Last week, the U.S. Department of Agriculture, attempting to curtail a growing obesity epidemic among youth, issued new rules requiring schools to offer healthier lunches, including increased servings of vegetables. With its garden of homegrown lettuce, cucumbers, peppers, tomatoes, squash, spinach, eggplant and myriad other veggies, Westglades Middle is cresting the healthy-eating wave.
The hydroponic garden, an oasis of green among gray metal portable classrooms, features 99 “towers” of nearly 500 foam pots stacked three to five high, each home to a plant. An overhead pipe network makes for an economical watering system, dripping onto the plants three times a day for four minutes at a time.
Inside the classroom, where they tackle standard book learning such as nutrition and environmental issues, the students also germinate their own seeds.
“They’re like really cute,” Rachel Kalidyn, also 14, said of the tiny green seedlings in her care. “We’re creating life.”
Principal Jack Vesey came up with the garden idea to give kids a taste of reality — and healthy eating.
“This is a lifestyle change for these kids,” Vesey said. “These kids have never even touched dirt before.”
Vesey and Malkoff calculated they needed $4,000 for material to start the garden. Then they set about raising the money. The school’s PTA came up with $2,000. Walmart Corp. donated $1,000, as did Wheelabrator Technologies, a Waste Management company with two facilities in Broward County. The Florida Farm Bureau kicked in $250.
Vesey and the students started digging out the garden under the hot August sun. “We literally built the thing from the ground up,” he said. “The girls were out here sweating their butts off.”
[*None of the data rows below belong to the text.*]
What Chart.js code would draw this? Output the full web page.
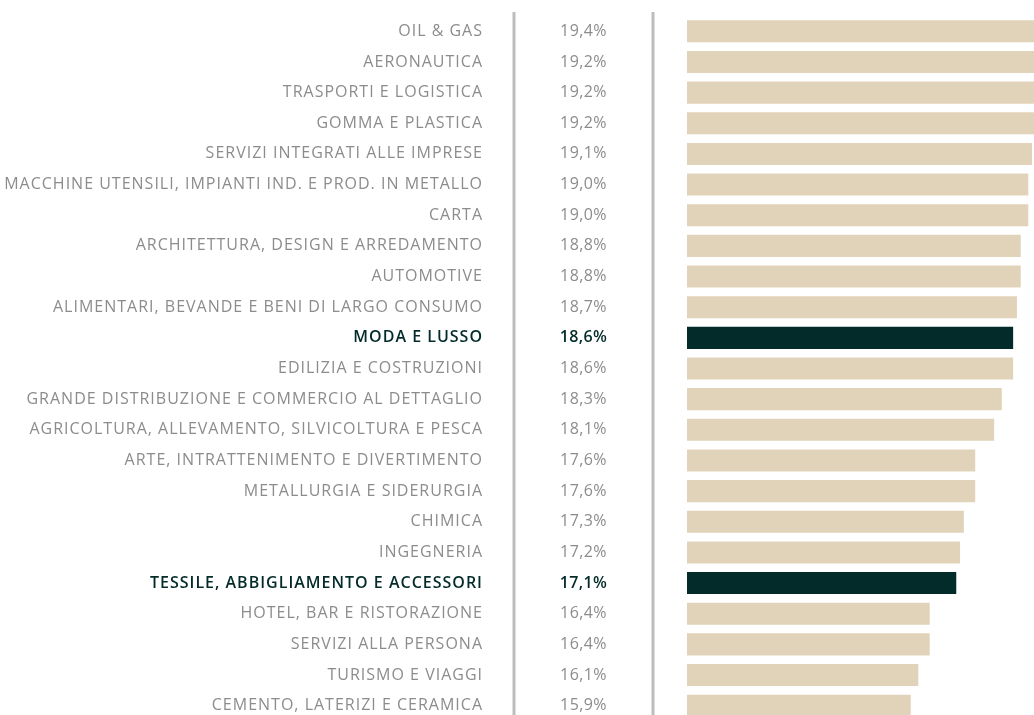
<!DOCTYPE html>
<html>
<head>
<meta charset="utf-8">
<script src="https://cdn.jsdelivr.net/npm/chart.js@4.4.0/dist/chart.umd.min.js"></script>
<style>
  html, body { margin: 0; padding: 0; background: #fff; overflow: hidden; }
  #wrap { width: 1034px; height: 721px; position: relative; }
</style>
</head>
<body>
<div id="wrap"><canvas id="chart"></canvas></div>
<script>
const categories = [
  'OIL & GAS',
  'AERONAUTICA',
  'TRASPORTI E LOGISTICA',
  'GOMMA E PLASTICA',
  'SERVIZI INTEGRATI ALLE IMPRESE',
  'MACCHINE UTENSILI, IMPIANTI IND. E PROD. IN METALLO',
  'CARTA',
  'ARCHITETTURA, DESIGN E ARREDAMENTO',
  'AUTOMOTIVE',
  'ALIMENTARI, BEVANDE E BENI DI LARGO CONSUMO',
  'MODA E LUSSO',
  'EDILIZIA E COSTRUZIONI',
  'GRANDE DISTRIBUZIONE E COMMERCIO AL DETTAGLIO',
  'AGRICOLTURA, ALLEVAMENTO, SILVICOLTURA E PESCA',
  'ARTE, INTRATTENIMENTO E DIVERTIMENTO',
  'METALLURGIA E SIDERURGIA',
  'CHIMICA',
  'INGEGNERIA',
  'TESSILE, ABBIGLIAMENTO E ACCESSORI',
  'HOTEL, BAR E RISTORAZIONE',
  'SERVIZI ALLA PERSONA',
  'TURISMO E VIAGGI',
  'CEMENTO, LATERIZI E CERAMICA'
];
const values = [19.4, 19.2, 19.2, 19.2, 19.1, 19.0, 19.0, 18.8, 18.8, 18.7, 18.6, 18.6,
  18.3, 18.1, 17.6, 17.6, 17.3, 17.2, 17.1, 16.4, 16.4, 16.1, 15.9];
const highlighted = ['MODA E LUSSO', 'TESSILE, ABBIGLIAMENTO E ACCESSORI'];

const beige = '#e1d3b9';
const dark = '#022b29';
const grey = '#8c8c8c';
const fontFamily = '"Open Sans", Lato, sans-serif';

const isHi = (i) => highlighted.includes(categories[i]);
const fmt = (v) => v.toFixed(1).replace('.', ',') + '%';

// labels in the original are a bit more spaced out
const spacing = {
  id: 'spacing',
  beforeDraw(chart) {
    chart.ctx.letterSpacing = '1px';
  }
};

// draws the separators and the value column
const valueColumn = {
  id: 'valueColumn',
  afterDraw(chart) {
    const ctx = chart.ctx;
    const y = chart.scales.y;
    ctx.save();
    ctx.letterSpacing = '0.4px';
    ctx.strokeStyle = '#bdbdbd';
    ctx.lineWidth = 3;
    [514, 653].forEach((x) => {
      ctx.beginPath();
      ctx.moveTo(x, 12);
      ctx.lineTo(x, chart.height);
      ctx.stroke();
    });
    ctx.textAlign = 'center';
    ctx.textBaseline = 'middle';
    values.forEach((v, i) => {
      ctx.font = (isHi(i) ? '600 ' : '') + '16px ' + fontFamily;
      ctx.fillStyle = isHi(i) ? dark : grey;
      ctx.fillText(fmt(v), 583.5, y.getPixelForValue(i));
    });
    ctx.restore();
    ctx.letterSpacing = '0px';
  }
};

new Chart(document.getElementById('chart'), {
  type: 'bar',
  data: {
    labels: categories,
    datasets: [{
      data: values,
      backgroundColor: categories.map((c, i) => (isHi(i) ? dark : beige)),
      categoryPercentage: 1,
      barPercentage: 0.72,
      borderWidth: 0
    }]
  },
  options: {
    indexAxis: 'y',
    responsive: true,
    maintainAspectRatio: false,
    animation: false,
    layout: { padding: { top: 16, bottom: 0, left: 0, right: 0 } },
    plugins: { legend: { display: false }, tooltip: { enabled: false } },
    scales: {
      x: { display: false, min: 10, max: 19.15 },
      y: {
        border: { display: false },
        grid: { display: false, drawTicks: false },
        afterFit: (scale) => {
          scale.width = 687;
          scale.paddingTop = 0;
          scale.paddingBottom = 0;
        },
        ticks: {
          padding: 204,
          autoSkip: false,
          color: (c) => (isHi(c.index) ? dark : grey),
          font: (c) => ({ family: fontFamily, size: 16, weight: isHi(c.index) ? '600' : 'normal' })
        }
      }
    }
  },
  plugins: [spacing, valueColumn]
});
</script>
</body>
</html>
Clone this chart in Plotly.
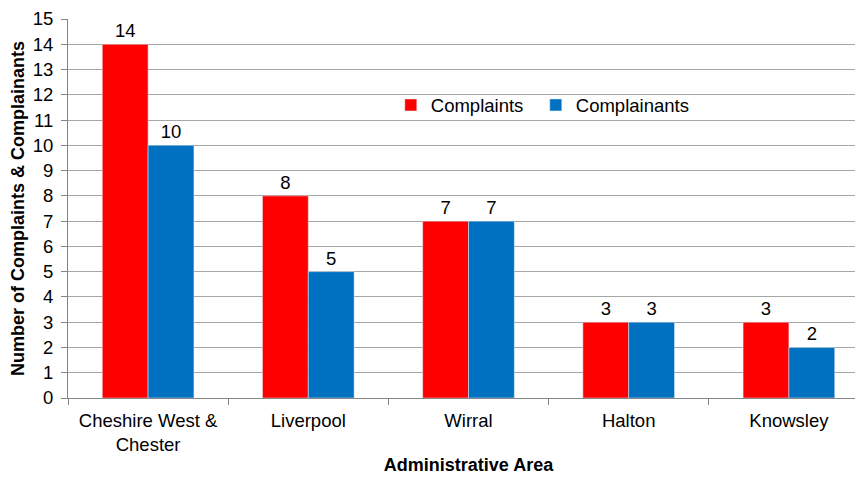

For Malkoff, the garden was familiar turf. “This is a passion, nature is a passion of mine,” she said. “All day long I’m out here.”
Earlier this month, the students picnicked on huge salads of their harvest, complete with dressing and garlic bread. “I’m not that big a salad eater, but I tried this and it was great,” said Haley Pszyk, 13.
Like any dedicated farmer, Vesey wants to share. He dreams of selling the students’ produce at weekend markets, from the counter of the front desk, or to parents in the car line as they pick up kids.
“If we get to that point,” he said, “I’ve hit nirvana.”